Benchmark Results on FHM and ArMeme
Experiments on the Hateful Memes (FHM) and ArMeme benchmarks showed significant gains. The proposed approach improved over previously reported results: on FHM accuracy from 79.9% to 82.0% (a +2.1% increase); on ArMeme macro-F1 from 0.536 to 0.612 with explanations (a +7.6 point gain, +6.1 compared to the original ArMeme benchmark). The method also generates natural-language explanations for its predictions.

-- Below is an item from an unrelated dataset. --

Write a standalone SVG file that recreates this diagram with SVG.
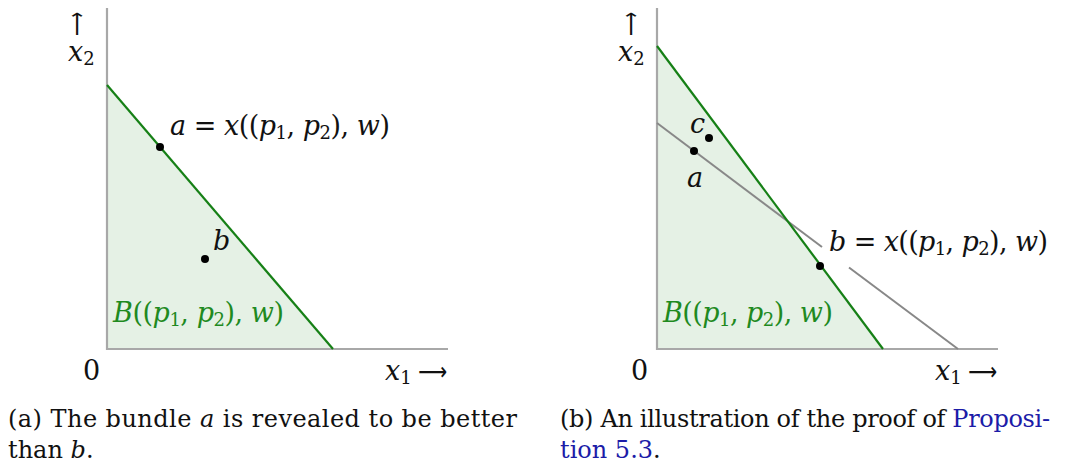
<svg xmlns="http://www.w3.org/2000/svg" width="1068" height="470" viewBox="0 0 1068 470">
<style>
.axis{stroke:#a8a8a8;stroke-width:2.2;fill:none}
.budget{stroke:#168016;stroke-width:2.2;fill:none}
.gray{stroke:#888;stroke-width:2;fill:none}
.fill{fill:#e5f1e5;stroke:none}
.dot{fill:#000}
.m{font-family:"DejaVu Serif","Liberation Serif",serif;font-size:27px;fill:#111}
.i{font-style:italic}
.g{fill:#1f8a1f}
.cap{font-family:"DejaVu Serif","Liberation Serif",serif;font-size:24px;fill:#111}
.link{fill:#1c1ca8}
.sub{font-size:18px}
.arr{font-family:"DejaVu Sans","Noto Sans",sans-serif;font-size:25px;fill:#111}
</style>
<g id="panel-a">
  <polygon class="fill" points="107,85 333,349 107,349"/>
  <g id="connectors-a">
    <line class="axis" x1="107" y1="8" x2="107" y2="350"/>
    <line class="axis" x1="106" y1="349" x2="448" y2="349"/>
    <line class="budget" x1="107" y1="85" x2="333" y2="349"/>
  </g>
  <g id="point-a1"><circle class="dot" cx="160" cy="147" r="4"/>
    <text class="m" x="170" y="135" textLength="220"><tspan class="i">a</tspan> = <tspan class="i">x</tspan>((<tspan class="i">p</tspan><tspan class="sub" dy="4">1</tspan><tspan dy="-4">, </tspan><tspan class="i">p</tspan><tspan class="sub" dy="4">2</tspan><tspan dy="-4">), </tspan><tspan class="i">w</tspan>)</text></g>
  <g id="point-b1"><circle class="dot" cx="205" cy="259" r="4"/>
    <text class="m i" x="213" y="250">b</text></g>
  <g id="set-a"><text class="m g" x="113" y="322" textLength="171"><tspan class="i">B</tspan>((<tspan class="i">p</tspan><tspan class="sub" dy="4">1</tspan><tspan dy="-4">, </tspan><tspan class="i">p</tspan><tspan class="sub" dy="4">2</tspan><tspan dy="-4">), </tspan><tspan class="i">w</tspan>)</text></g>
  <g id="labels-a">
    <text class="m" x="83" y="380">0</text>
    <text class="m" x="385" y="380"><tspan class="i">x</tspan><tspan class="sub" dy="4">1</tspan></text>
    <text class="arr" x="418" y="380" textLength="29" lengthAdjust="spacingAndGlyphs">⟶</text>
    <text class="arr" transform="translate(85,36) rotate(-90)" textLength="24" lengthAdjust="spacingAndGlyphs">⟶</text>
    <text class="m" x="68" y="61"><tspan class="i">x</tspan><tspan class="sub" dy="4">2</tspan></text>
  </g>
  <g id="caption-a">
    <text class="cap" x="8" y="427" textLength="509">(a) The bundle <tspan class="i">a</tspan> is revealed to be better</text>
    <text class="cap" x="8" y="458">than <tspan class="i">b</tspan>.</text>
  </g>
</g>
<g id="panel-b">
  <polygon class="fill" points="657,46 883,349 657,349"/>
  <g id="connectors-b">
    <line class="axis" x1="657" y1="8" x2="657" y2="350"/>
    <line class="axis" x1="656" y1="349" x2="998" y2="349"/>
    <line class="gray" x1="657" y1="123" x2="822" y2="247"/>
    <line class="gray" x1="849" y1="267.5" x2="958" y2="349"/>
    <line class="budget" x1="657" y1="46" x2="883" y2="349"/>
  </g>
  <g id="point-c"><circle class="dot" cx="709" cy="138" r="4"/>
    <text class="m i" x="690" y="133">c</text></g>
  <g id="point-a2"><circle class="dot" cx="694" cy="151" r="4"/>
    <text class="m i" x="687" y="187">a</text></g>
  <g id="point-b2"><circle class="dot" cx="820" cy="266" r="4"/>
    <text class="m" x="829" y="251" textLength="219"><tspan class="i">b</tspan> = <tspan class="i">x</tspan>((<tspan class="i">p</tspan><tspan class="sub" dy="4">1</tspan><tspan dy="-4">, </tspan><tspan class="i">p</tspan><tspan class="sub" dy="4">2</tspan><tspan dy="-4">), </tspan><tspan class="i">w</tspan>)</text></g>
  <g id="set-b"><text class="m g" x="663" y="322" textLength="170"><tspan class="i">B</tspan>((<tspan class="i">p</tspan><tspan class="sub" dy="4">1</tspan><tspan dy="-4">, </tspan><tspan class="i">p</tspan><tspan class="sub" dy="4">2</tspan><tspan dy="-4">), </tspan><tspan class="i">w</tspan>)</text></g>
  <g id="labels-b">
    <text class="m" x="631" y="380">0</text>
    <text class="m" x="935" y="380"><tspan class="i">x</tspan><tspan class="sub" dy="4">1</tspan></text>
    <text class="arr" x="968" y="380" textLength="29" lengthAdjust="spacingAndGlyphs">⟶</text>
    <text class="arr" transform="translate(639,36) rotate(-90)" textLength="24" lengthAdjust="spacingAndGlyphs">⟶</text>
    <text class="m" x="618" y="61"><tspan class="i">x</tspan><tspan class="sub" dy="4">2</tspan></text>
  </g>
  <g id="caption-b">
    <text class="cap" x="560" y="427" textLength="490">(b) An illustration of the proof of <tspan class="link">Proposi-</tspan></text>
    <text class="cap" x="560" y="458"><tspan class="link">tion 5.3</tspan>.</text>
  </g>
</g>
</svg>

| Metric | Baseline | Proposed Approach | Improvement |
|---|---|---|---|
| FHM Accuracy | 79.9% | 82.0% | +2.1% |
| ArMeme Macro-F1 (with explanations) | 0.536 | 0.612 | +7.6 points |
| ArMeme Macro-F1 (vs original benchmark) | — | — | +6.1 points |
On ArMeme, sequence-classification baselines remain stronger in terms of raw accuracy, whereas the GRPO-based approach provides more balanced per-class performance along with explanations.
Generating Natural-Language Explanations
A key advantage of the method is its ability to produce natural-language explanations for each classification decision. This makes the model more transparent and trustworthy, a critical requirement for enterprise content moderation systems.
Implications for Enterprise AI Content Moderation
For enterprises operating social platforms or customer communications channels, the ability to accurately flag harmful memes while explaining the reasoning can reduce false positives and improve moderation efficiency. The researchers publicly released their code, data extensions, and evaluation resources, enabling adoption and further refinement by the developer community.